5 Responses to “California Voters vs. Citizens United”

  1. Our small city of Brecksville, Ohio voted by citizens petition initiative to support the Move to Amend position and to create, by ordinance, a Democracy Day. Once every 2 years following the general election the city will hold a town hall meeting to discuss the effects of money in politics. To get this issue on the ballot, our group Brecksville Citizens for Transparent Politics, had to fight all the way to the Ohio Supreme Court. The Court voted in support of our issue appearing on the ballot. Our first meeting is Feb 25, 2013. See link below for more information:

  2. I believe money in politics has corrupted our government to the point it no longer functions and I’m glad to see the people of California taking action. However, even if they are successful there will still be too much money in politics and I don’t believe that at this point Congress is capable of regulating itself. I believe it is necessary for a Constitution Amendment that would seriously limit what one can contribute to a candidate and eliminate any spending by anyone that is not a candidate. We also need severe penalties (serious jail time) for those that misuse their campaign funds.

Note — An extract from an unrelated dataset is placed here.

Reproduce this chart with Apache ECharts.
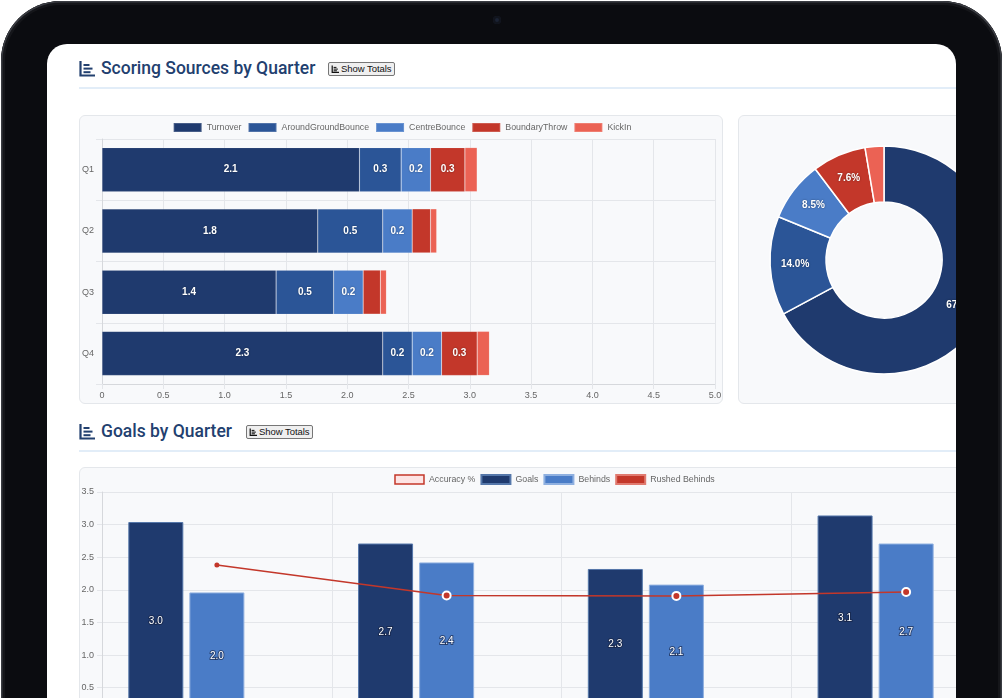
<!DOCTYPE html>
<html>
<head>
<meta charset="utf-8">
<script src="https://cdn.jsdelivr.net/npm/echarts@6/dist/echarts.min.js"></script>
<style>
  html, body { margin:0; padding:0; width:1004px; height:698px; overflow:hidden; background:#ffffff; }
  #frame { position:absolute; left:1px; top:1px; width:1001px; height:820px; background:#0b0c10; border-radius:60px; box-shadow: inset 0 0 0 1.5px #3a3c42, inset 0 0 0 4px #15161a; }
  #camera { position:absolute; left:493px; top:16px; width:8px; height:8px; border-radius:50%; background:#1b2233; box-shadow: inset 0 0 0 2px #11141c; }
  #screen { position:absolute; left:47px; top:44px; width:909px; height:800px; background:#ffffff; border-radius:20px; overflow:hidden; }
  .abs { position:absolute; }
  .heading { font-family: Roboto, 'Noto Sans', sans-serif; font-weight:500; font-size:17.5px; color:#22406f; white-space:nowrap; line-height:20px; }
  .btn { font-family: 'Liberation Sans', Arial, sans-serif; font-size:9.5px; color:#111; background:#efefef; border:1px solid #767676; border-radius:2px; height:12px; line-height:12px; padding:0 2px 0 2px; white-space:nowrap; box-sizing:content-box; letter-spacing:-0.05px; }
  .sep { height:2px; background:#e2edf8; }
  .card { background:#f8f9fb; border:1px solid #e4e7eb; border-radius:6px; box-sizing:border-box; }
</style>
</head>
<body>
<div id="frame"></div>
<div id="camera"></div>
<div id="screen">
  <!-- heading 1 (screen coords = page - (47,44)) -->
  <svg class="abs" style="left:32px;top:16px" width="17" height="17" viewBox="0 0 17 17">
    <path d="M1.5 1 V15.5 H16" stroke="#22406f" stroke-width="2.2" fill="none"/>
    <rect x="4.5" y="4" width="6" height="2" fill="#22406f"/>
    <rect x="4.5" y="7.6" width="9" height="2" fill="#22406f"/>
    <rect x="4.5" y="11.2" width="7" height="2" fill="#22406f"/>
  </svg>
  <div class="abs heading" style="left:54px;top:14px">Scoring Sources by Quarter</div>
  <div class="abs btn" style="left:281px;top:18px"><svg width="9" height="8" viewBox="0 0 17 17" style="vertical-align:-1px;margin-right:1px"><path d="M1.5 1 V15.5 H16" stroke="#111" stroke-width="2.6" fill="none"/><rect x="4.5" y="4" width="6" height="2.2" fill="#111"/><rect x="4.5" y="7.6" width="9" height="2.2" fill="#111"/><rect x="4.5" y="11.2" width="7" height="2.2" fill="#111"/></svg>Show Totals</div>
  <div class="abs sep" style="left:32px;top:43px;width:960px"></div>

  <div class="abs card" style="left:32px;top:71px;width:644px;height:289px"><div id="barChart" style="position:absolute;left:0;top:0;width:644px;height:289px"></div></div>
  <div class="abs card" style="left:691px;top:71px;width:290px;height:289px"><div id="pieChart" style="position:absolute;left:0;top:0;width:290px;height:289px"></div></div>

  <!-- heading 2 -->
  <svg class="abs" style="left:32px;top:379px" width="17" height="17" viewBox="0 0 17 17">
    <path d="M1.5 1 V15.5 H16" stroke="#22406f" stroke-width="2.2" fill="none"/>
    <rect x="4.5" y="4" width="6" height="2" fill="#22406f"/>
    <rect x="4.5" y="7.6" width="9" height="2" fill="#22406f"/>
    <rect x="4.5" y="11.2" width="7" height="2" fill="#22406f"/>
  </svg>
  <div class="abs heading" style="left:54px;top:377px">Goals by Quarter</div>
  <div class="abs btn" style="left:199px;top:381px"><svg width="9" height="8" viewBox="0 0 17 17" style="vertical-align:-1px;margin-right:1px"><path d="M1.5 1 V15.5 H16" stroke="#111" stroke-width="2.6" fill="none"/><rect x="4.5" y="4" width="6" height="2.2" fill="#111"/><rect x="4.5" y="7.6" width="9" height="2.2" fill="#111"/><rect x="4.5" y="11.2" width="7" height="2.2" fill="#111"/></svg>Show Totals</div>
  <div class="abs sep" style="left:32px;top:406px;width:960px"></div>

  <div class="abs card" style="left:32px;top:423px;width:949px;height:330px"><div id="goalsChart" style="position:absolute;left:0;top:0;width:949px;height:300px"></div></div>
</div>

<script>
// ---------- Data ----------
const quarters = ['Q1', 'Q2', 'Q3', 'Q4'];
const sourceNames = ['Turnover', 'AroundGroundBounce', 'CentreBounce', 'BoundaryThrow', 'KickIn'];
const turnover = [2.10, 1.76, 1.42, 2.29];
const aroundGroundBounce = [0.34, 0.53, 0.47, 0.24];
const centreBounce = [0.24, 0.24, 0.24, 0.24];
const boundaryThrow = [0.28, 0.15, 0.14, 0.29];
const kickIn = [0.10, 0.05, 0.05, 0.10];
const scoringTicks = [0, 0.5, 1.0, 1.5, 2.0, 2.5, 3.0, 3.5, 4.0, 4.5, 5.0];

const goalSeriesNames = ['Accuracy %', 'Goals', 'Behinds', 'Rushed Behinds'];
const goals = [3.04, 2.71, 2.32, 3.14];
const behinds = [1.96, 2.42, 2.08, 2.71];
const rushedBehinds = [0.20, 0.10, 0.15, 0.20];
const accuracy = [60.8, 52.8, 52.7, 53.7];
const goalsTicks = [0, 0.5, 1.0, 1.5, 2.0, 2.5, 3.0, 3.5];

// ---------- Styles ----------
const sourceColors = ['#1f3a6e', '#2b5597', '#4a7cc7', '#c3372a', '#eb6254'];
const FONT = "'Liberation Sans', Arial, sans-serif";
const gridColor = '#e4e6ea';
const labelColor = '#666';

const sourceValues = [turnover, aroundGroundBounce, centreBounce, boundaryThrow, kickIn];

// ---------- Bar chart ----------
const barChart = echarts.init(document.getElementById('barChart'));
barChart.setOption({
  animation: false,
  textStyle: { fontFamily: FONT },
  legend: {
    top: 1, left: 'center', itemWidth: 28, itemHeight: 9, itemGap: 6,
    icon: 'rect',
    textStyle: { fontSize: 8.8, color: labelColor, fontFamily: FONT },
    data: sourceNames
  },
  grid: { left: 22, top: 23, width: 613, height: 245, outerBoundsMode: 'none', containLabel: false },
  xAxis: {
    type: 'value', min: scoringTicks[0], max: scoringTicks[scoringTicks.length - 1], interval: 0.5,
    axisLine: { show: true, lineStyle: { color: '#d6d8dc' } },
    axisTick: { show: true, length: 5, lineStyle: { color: gridColor } },
    axisLabel: { fontSize: 9, color: labelColor, margin: 7, formatter: v => v === 0 ? '0' : v.toFixed(1) },
    splitLine: { show: true, lineStyle: { color: gridColor } }
  },
  yAxis: {
    type: 'category', data: quarters, inverse: true,
    axisLine: { show: true, lineStyle: { color: '#d6d8dc' } },
    axisTick: { show: true, length: 6, lineStyle: { color: gridColor } },
    axisLabel: { fontSize: 9, color: labelColor, margin: 8 },
    splitLine: { show: true, lineStyle: { color: gridColor } }
  },
  series: sourceNames.map((name, i) => ({
    name, type: 'bar', stack: 'src', barWidth: '72%',
    data: sourceValues[i],
    itemStyle: { color: sourceColors[i], borderColor: 'rgba(255,255,255,0.18)', borderWidth: 0.6 },
    label: {
      show: true, position: 'inside', color: '#fff', fontSize: 10, fontWeight: 'bold',
      textShadowColor: 'rgba(0,0,0,0.45)', textShadowBlur: 2,
      formatter: p => p.value >= 0.18 ? (Math.round(p.value * 10) / 10).toFixed(1) : ''
    }
  }))
});

// ---------- Pie chart ----------
const sum = a => a.reduce((s, v) => s + v, 0);
const pieChart = echarts.init(document.getElementById('pieChart'));
pieChart.setOption({
  animation: false,
  series: [{
    type: 'pie', center: [145, 144], radius: [58, 114], startAngle: 90, clockwise: true,
    data: sourceNames.map((name, i) => ({ name, value: sum(sourceValues[i]) })),
    color: sourceColors,
    itemStyle: { borderColor: '#ffffff', borderWidth: 1.5 },
    label: {
      show: true, position: 'inside', color: '#fff', fontSize: 10, fontWeight: 'bold', fontFamily: FONT,
      textShadowColor: 'rgba(0,0,0,0.5)', textShadowBlur: 2,
      formatter: p => p.percent > 5 ? p.percent.toFixed(1) + '%' : ''
    },
    labelLine: { show: false }
  }]
});

// ---------- Goals chart ----------
const goalsChart = echarts.init(document.getElementById('goalsChart'));
const barLabel = {
  show: true, position: 'inside', color: '#fff', fontSize: 10, fontFamily: FONT,
  textBorderColor: 'rgba(20,30,60,0.6)', textBorderWidth: 2,
  formatter: p => p.value.toFixed(1)
};
goalsChart.setOption({
  animation: false,
  textStyle: { fontFamily: FONT },
  legend: {
    top: 1, left: 'center', itemWidth: 29, itemHeight: 9, itemGap: 5,
    textStyle: { fontSize: 8.8, color: labelColor, fontFamily: FONT },
    data: [
      { name: goalSeriesNames[0], icon: 'rect', itemStyle: { color: '#fde4e4', borderColor: '#c3372a', borderWidth: 1.5 } },
      { name: goalSeriesNames[1], icon: 'rect' },
      { name: goalSeriesNames[2], icon: 'rect' },
      { name: goalSeriesNames[3], icon: 'rect' }
    ]
  },
  grid: { left: 22, top: 24, width: 919, height: 228.3, outerBoundsMode: 'none', containLabel: false },
  xAxis: {
    type: 'category', data: quarters,
    axisLine: { show: true, lineStyle: { color: '#d6d8dc' } },
    axisTick: { show: false },
    axisLabel: { fontSize: 9, color: labelColor },
    splitLine: { show: true, lineStyle: { color: gridColor } }
  },
  yAxis: [{
    type: 'value', min: goalsTicks[0], max: goalsTicks[goalsTicks.length - 1], interval: 0.5,
    axisLine: { show: true, lineStyle: { color: '#d6d8dc' } },
    axisTick: { show: true, length: 5, lineStyle: { color: gridColor } },
    axisLabel: { fontSize: 9, color: labelColor, margin: 8, formatter: v => v === 0 ? '0' : v.toFixed(1) },
    splitLine: { show: true, lineStyle: { color: gridColor } }
  }, {
    type: 'value', min: 20, max: 80, interval: 10, show: false,
    splitLine: { show: false }
  }],
  series: [
    {
      name: goalSeriesNames[0], type: 'line', yAxisIndex: 1, z: 5,
      data: accuracy.map((v, i) => i === 0
        ? { value: v, symbolSize: 5, itemStyle: { borderWidth: 0 } }
        : v),
      color: '#c3372a',
      lineStyle: { color: '#c3372a', width: 1.5 },
      symbol: 'circle', symbolSize: 8,
      itemStyle: { color: '#c3372a', borderColor: '#ffffff', borderWidth: 2 }
    },
    {
      name: goalSeriesNames[1], type: 'bar', barWidth: 55, barGap: '11%', data: goals,
      itemStyle: { color: '#1f3a6e', borderColor: '#5577aa', borderWidth: 1 }, label: barLabel
    },
    {
      name: goalSeriesNames[2], type: 'bar', barWidth: 55, barGap: '11%', data: behinds,
      itemStyle: { color: '#4a7cc7', borderColor: '#8fb0e0', borderWidth: 1 }, label: barLabel
    },
    {
      name: goalSeriesNames[3], type: 'bar', barWidth: 55, barGap: '11%', data: rushedBehinds,
      itemStyle: { color: '#c3372a', borderColor: '#e07a70', borderWidth: 1 }, label: barLabel
    }
  ]
});
</script>
</body>
</html>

  3. That’s great — however Common Cause amendment does not correct the problem that caused Citizen’s United. It’s kinda stupid. End Corporate Personhood – and End Money period in elections.

  4. I don’t see how this gives Californians the cance to declare that money isn’t free speech when there is no mention of it in the bill. Money in politics was a problem long before Citizens United. This bill doesn’t seem adequate to fully address the problem. We are California and we are used to being out front. I hope someone will talk Member Weickowski into a better bill. Constitutional amendments are hard to accomplish so let’s formulate one that is comprehensive. Bill Bradley said money in politics is like ants inthe kitchen. It you don’t plug every hole it will find a way to get in.

  5. I don’t see how this gives Californians a chance to declare that money isn’t free speech when it’s not mentioned in the bill. Money in politics has been a problem since long before the Citizens United decision. This bill doesn’t seem to fully address the problem. We are California and our state commonly leads the nation so it is important that the bill be comprehensive. Let us urge Member Weickowski to strengthen the bill. Sen. Bill Bradley has said ” Money in politics is like ants in the kitchen. If you don’t plug every hole, it will find a way to get one.”